Can new ideas go too far?
But implementing cognitive diversity is very different in practice, and Silk admits their first attempt – when they hired in a senior leader – was a disaster. “He did have some great ideas and said it how it was but it rocked the boat violently,” she recalls. “It was really upsetting because he was all the things we were hoping for but he was too much; we’d gone too far.”
The firm has since appointed two other people from a similar but less extreme ilk, but into mid-ranking roles with no line management responsibility rather than a senior post. “With their ideas, skills and challenges, it is working a lot better and we’re getting the benefit from it now,” she says. “We tried to be too wild but you have to do it with small steps. We’re now opening up the minds of the whole team, and possibly now I could bring in the person we originally hired. But it’s not easy.”
Kate Russell, managing director of Russell HR Consulting, also has reservations, preferring to stress the need to build effective teams. “We often say that in love opposites attract but in work opposites can create tension,” she says. “We tend to enjoy working with people who think like us. To reduce tension and get the best response, identify individual preferences, get the right people in the right roles and then allow them to work in the way that suits them best.”

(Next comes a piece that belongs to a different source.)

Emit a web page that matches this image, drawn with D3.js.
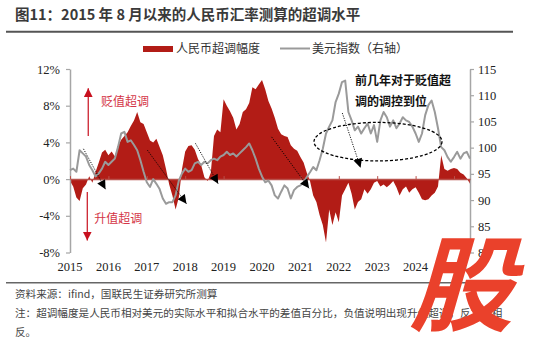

Ultimately, the aim should be to develop a culture that allows a balance between different personality types, to avoid a repeat of the kind of imbalance which arguably helped create the conditions for some of the more extreme risk-taking in the run-up to the recession, believes Dianah Worman, public policy adviser for diversity at the CIPD.
“You want a mix of views and approaches and the challenge in getting that mix uncontaminated is to ensure the culture in the organisation doesn’t squeeze out the very differences you’re trying to attract,” she says. “If you get too much of a rigid culture you won’t get the flexibility of responses that you need. It’s a complicated area of activity and we’re still learning about it. But it has the potential to add huge value.”